As previously discussed, petitioners' alleged hardships did not amount to reasonable cause. Furthermore, petitioners reported a $531,661 capital gain on the sale of their properties, and the Court declines to believe they would have suffered a substantial financial loss had they paid their liability timely. Petitioners were aware they would have a substantial tax liability for the year 1999, and, even if they were unsure of the exact amount, they could have submitted an estimated payment when they filed their request for an extension. Therefore, respondent is sustained.

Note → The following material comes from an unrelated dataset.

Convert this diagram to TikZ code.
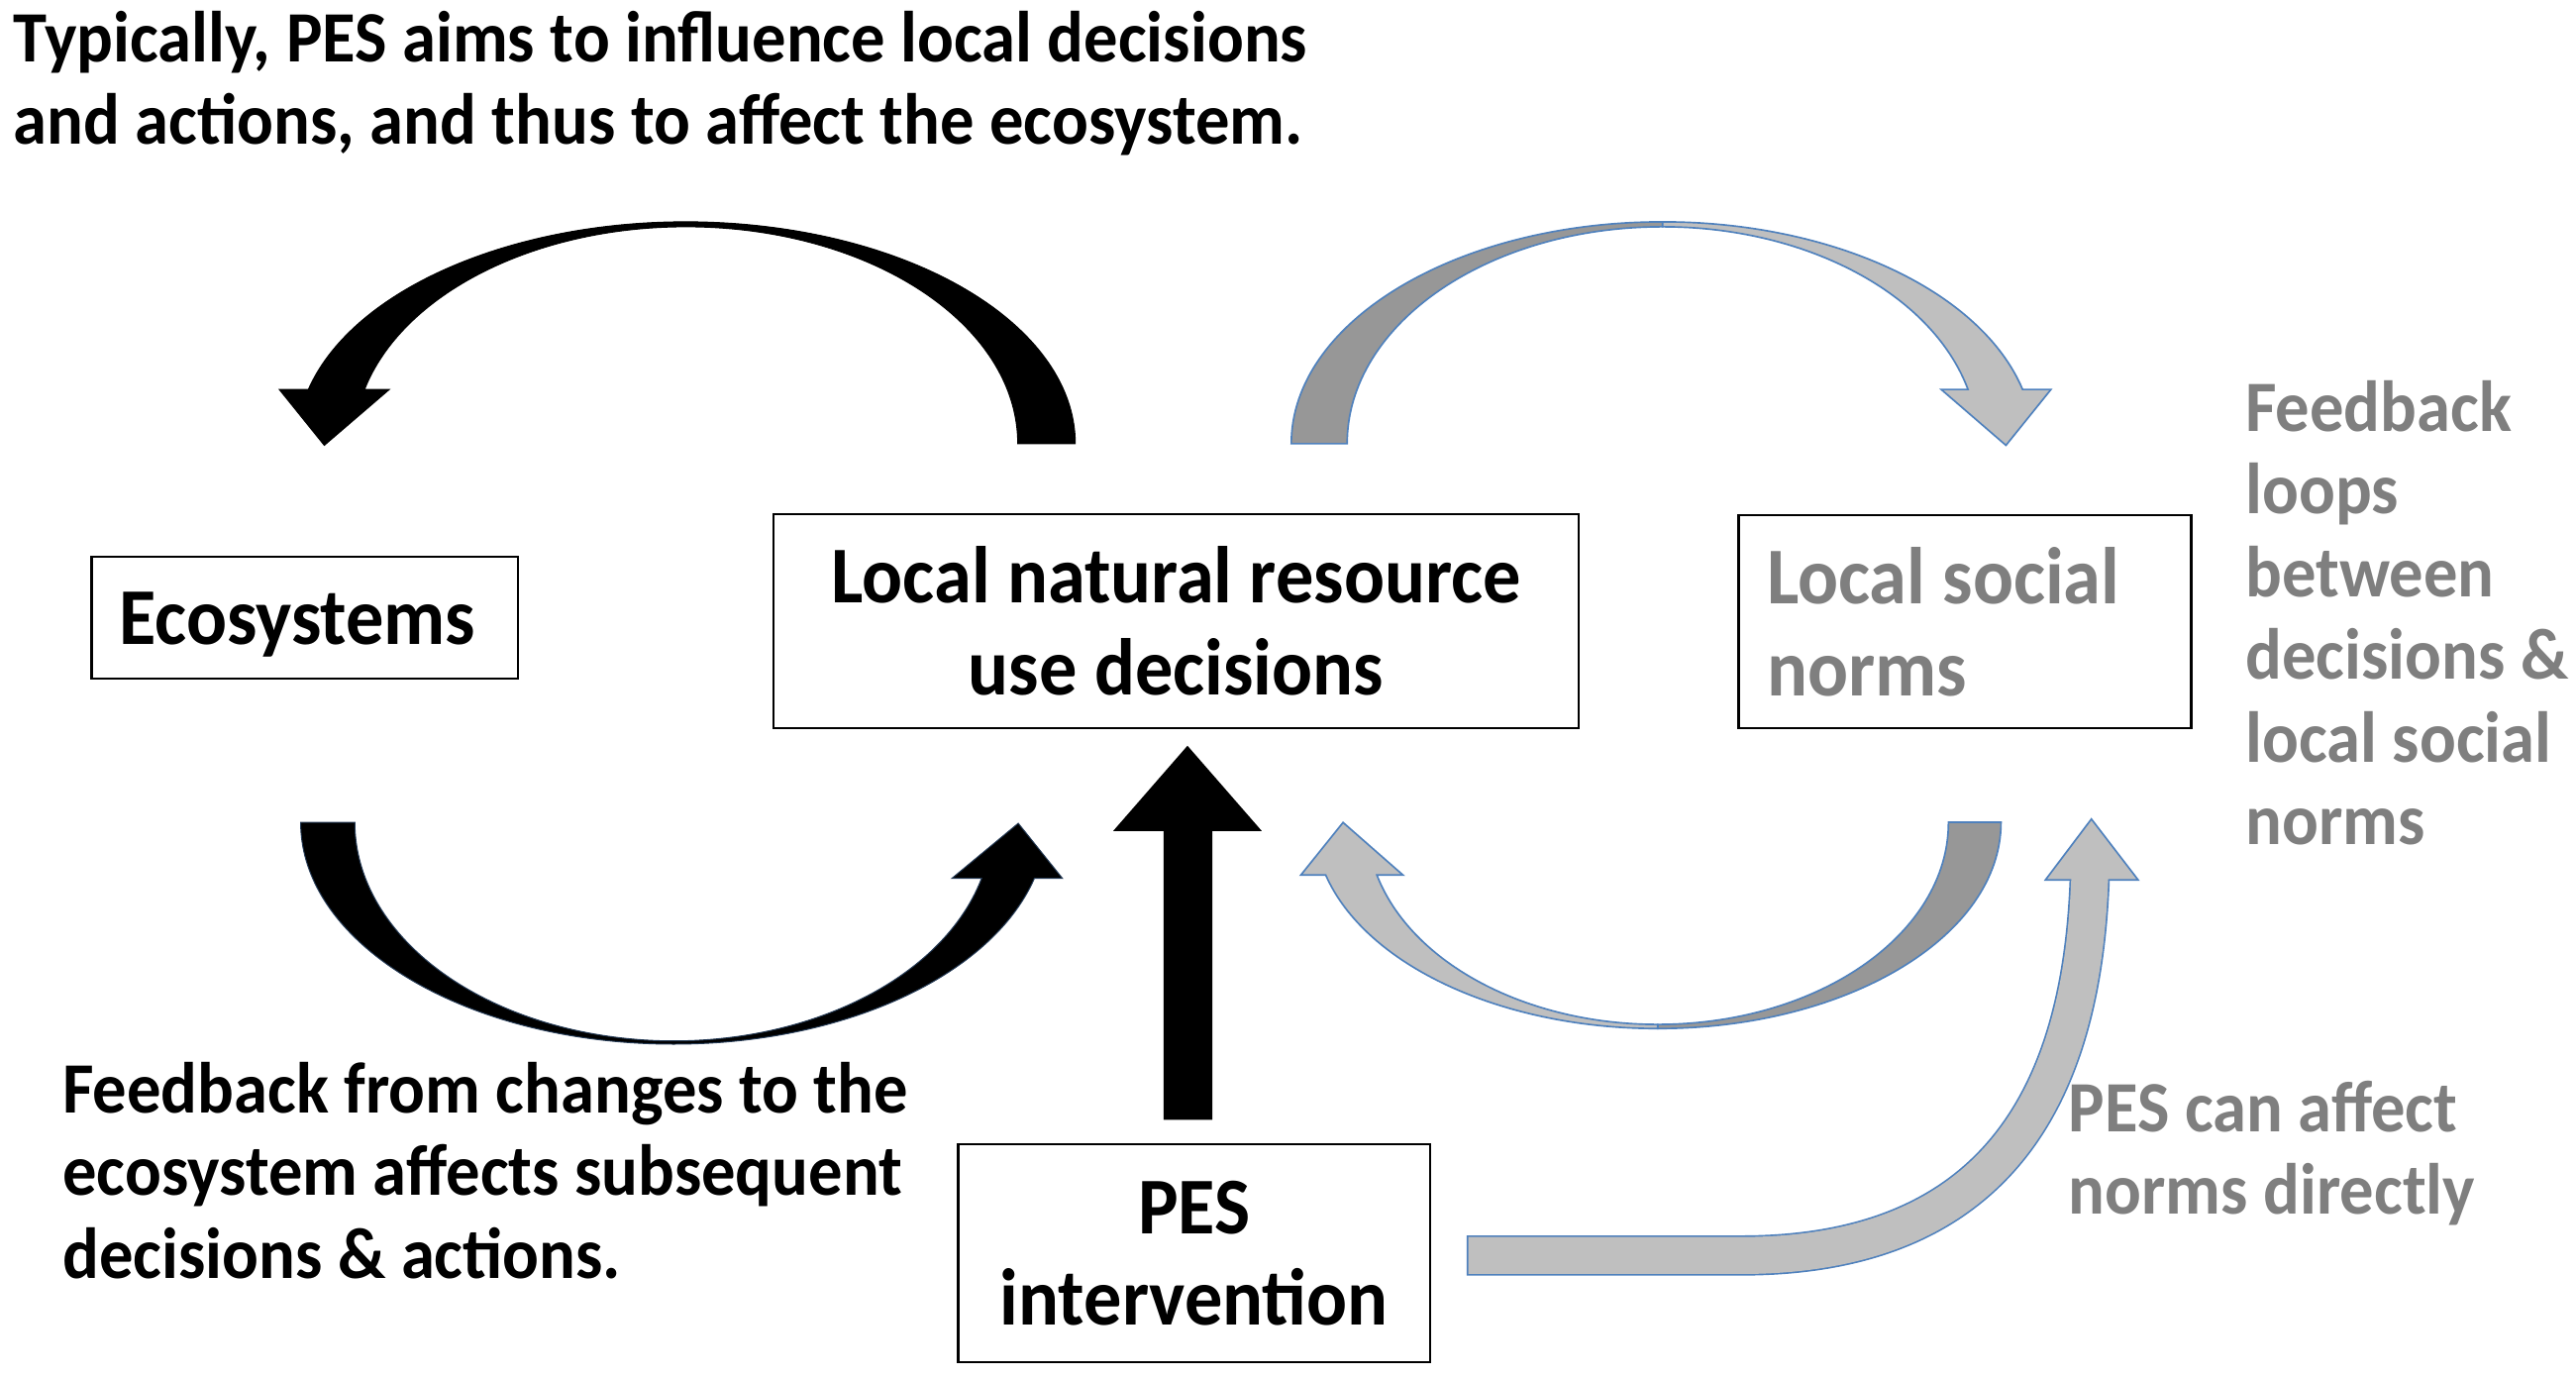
\documentclass[tikz,border=0pt]{standalone}
\usepackage{fontspec}
\setmainfont{Carlito}[FakeStretch=0.94]
\usetikzlibrary{calc}
\definecolor{txtgray}{HTML}{7F7F7F}
\definecolor{arrlight}{HTML}{BFBFBF}
\definecolor{arrdark}{HTML}{979797}
\definecolor{arrline}{HTML}{4F81BD}
\begin{document}
\begin{tikzpicture}[x=1pt,y=1pt,
  boxnode/.style={draw=black, line width=1.4pt, inner sep=0pt, fill=white},
  bigtext/.style={font=\fontsize{49}{56}\selectfont\bfseries},
  smalltext/.style={font=\fontsize{44}{50.3}\selectfont\bfseries},
  grayribbon/.style={draw=arrline, line width=1pt, line join=miter},
  blackribbon/.style={fill=black, draw=black, line width=0.6pt}]
\useasboundingbox (0,0) rectangle (1568,839);

% boxes
\node[boxnode, bigtext, minimum width=259.5pt, minimum height=74pt, text depth=0pt] (eco) at (185.5,463) {\kern-9pt Ecosystems};
\node[boxnode, bigtext, align=center, minimum width=490.3pt, minimum height=130pt] (lnr) at (715.9,461) {Local natural resource\\use decisions};
\node[boxnode, bigtext, text=txtgray, align=flush left, text width=241pt, inner xsep=17.2pt, inner ysep=0pt, minimum height=129.5pt] (lsn) at (1196,460.8) {Local social\\norms};
\node[boxnode, bigtext, align=center, minimum width=287.3pt, minimum height=132.7pt] (pes) at (726.9,76.3) {PES\\intervention};

% texts (base anchor = baseline of the last line)
\node[smalltext, anchor=base west, align=left, inner sep=0pt] (title) at (8,751) {Typically, PES aims to influence local decisions\\and actions, and thus to affect the ecosystem.};
\node[smalltext, anchor=base west, align=left, inner sep=0pt] (fbnote) at (38,61.3) {Feedback from changes to the\\ecosystem affects subsequent\\decisions \& actions.};
\node[smalltext, text=txtgray, anchor=base west, align=left, inner sep=0pt] (loopnote) at (1366.7,325) {Feedback\\loops\\between\\decisions \&\\local social\\norms};
\node[smalltext, text=txtgray, anchor=base west, align=left, inner sep=0pt, font=\fontsize{44}{49.5}\selectfont\bfseries] (pesnote) at (1259,100.5) {PES can affect\\norms directly};

% top-left black ribbon arrow (decisions -> ecosystems)
\filldraw[blackribbon] (654.5,569) -- (619.5,569)
  arc[start angle=0, end angle=165.52, x radius=202, y radius=132]
  -- (237,602) -- (197.4,568) -- (170,602) -- (187.7,602)
  arc[start angle=165.85, end angle=0, x radius=237, y radius=135] -- cycle;

% top-right gray ribbon arrow (decisions -> norms)
\filldraw[fill=arrdark, grayribbon] (786,569)
  arc[start angle=180, end angle=90, x radius=226, y radius=135] -- (1012,701)
  arc[start angle=90, end angle=180, x radius=192, y radius=132] -- cycle;
\filldraw[fill=arrlight, grayribbon] (1012,704)
  arc[start angle=90, end angle=14.15, x radius=226, y radius=135]
  -- (1248.4,602) -- (1221,568) -- (1181.6,602) -- (1197.9,602)
  arc[start angle=14.48, end angle=90, x radius=192, y radius=132] -- cycle;

% bottom-left black ribbon arrow (ecosystems -> decisions)
\filldraw[blackribbon, draw=arrline!45!black] (183,338.6)
  arc[start angle=180, end angle=345.37, x radius=227, y radius=135]
  -- (646.7,304.5) -- (619.8,338) -- (579.4,304.5) -- (597.5,304.5)
  arc[start angle=345.14, end angle=180, x radius=194, y radius=133] -- cycle;

% bottom-right gray ribbon arrow (norms -> decisions)
\filldraw[fill=arrdark, grayribbon] (1218,338.6)
  arc[start angle=360, end angle=270, x radius=209, y radius=125.5] -- (1009,215.6)
  arc[start angle=270, end angle=360, x radius=177, y radius=123] -- cycle;
\filldraw[fill=arrlight, grayribbon] (1009,213.1)
  arc[start angle=270, end angle=194.82, x radius=209, y radius=125.5]
  -- (791.8,306.5) -- (817.5,338.5) -- (854,306.5) -- (838.1,306.5)
  arc[start angle=195.13, end angle=270, x radius=177, y radius=123] -- cycle;

% black straight arrow PES -> decisions
\coordinate (vb) at ($(pes.north)+(-3.8,14.2)$);
\coordinate (vt) at ($(lnr.south)+(6.9,-10.1)$);
\fill[black] ($(vb)+(-14.8,0)$) -- ($(vb)+(14.8,0)$) -- ($(vb)+(14.8,175.8)$)
  -- ($(vb)+(44.9,175.8)$) -- (vt) -- ($(vb)+(-45.5,175.8)$) -- ($(vb)+(-14.8,175.8)$) -- cycle;

% gray arrow PES -> norms
\coordinate (gs) at ($(pes.east)+(21.5,-1.3)$);
\draw[arrline, line width=24.5pt] (gs) -- (1060,75) .. controls (1230,75) and (1268,193) .. (1272,305);
\draw[arrlight, line width=22.5pt] ($(gs)+(1,0)$) -- (1060,75) .. controls (1230,75) and (1268,193) .. (1272,305);
\fill[arrlight] (1245,303.5) -- (1273,340.6) -- (1301.5,303.5) -- cycle;
\draw[arrline, line width=1pt, line join=miter] (1260.8,303.5) -- (1245,303.5) -- (1273,340.6) -- (1301.5,303.5) -- (1283.2,303.5);
\end{tikzpicture}
\end{document}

Lastly, the Court reviews the Appeals officer's decision to sustain respondent's section 6654 determination. A taxpayer is subject to this addition to tax "in the case of any underpayment of estimated tax by an individual." Sec. 6654. Subject to certain statutory exceptions, the addition to tax is automatically applied if the amount of withholding and estimated tax payments do not equal statutorily designated amounts. Niedringhaus v. Commissioner , 99 T.C. 202, 222 (1992).
The statute, however, provides an exception to this automatic imposition under certain circumstances. Petitioners presented no evidence, either to the Appeals officer or at trial, that they met the statutory exceptions. Petitioners' only arguments during appeals and at trial were the hardship arguments discussed above. The Court sustains the determination.
Petitioners received an appropriate hearing under section 6330(b)(1). Day v. Commissioner , T.C. Memo. 2004-30; Leineweber v. Commissioner , T.C. Memo. 2004-17; sec. 301.6330-1(d)(2), Q&AD6, Proced. & Admin. Regs. Respondent properly verified that the requirements of applicable law and administrative procedures were met and balanced the need for efficient collection of taxes with the legitimate concern of petitioners that the collection action be no more intrusive than necessary. On this record, the Court holds that there was no abuse of discretion in sustaining the notice of intent to levy. Respondent, therefore, is sustained.
Reviewed and adopted as the report of the Small Tax Case Division.
Decision will be entered for respondent.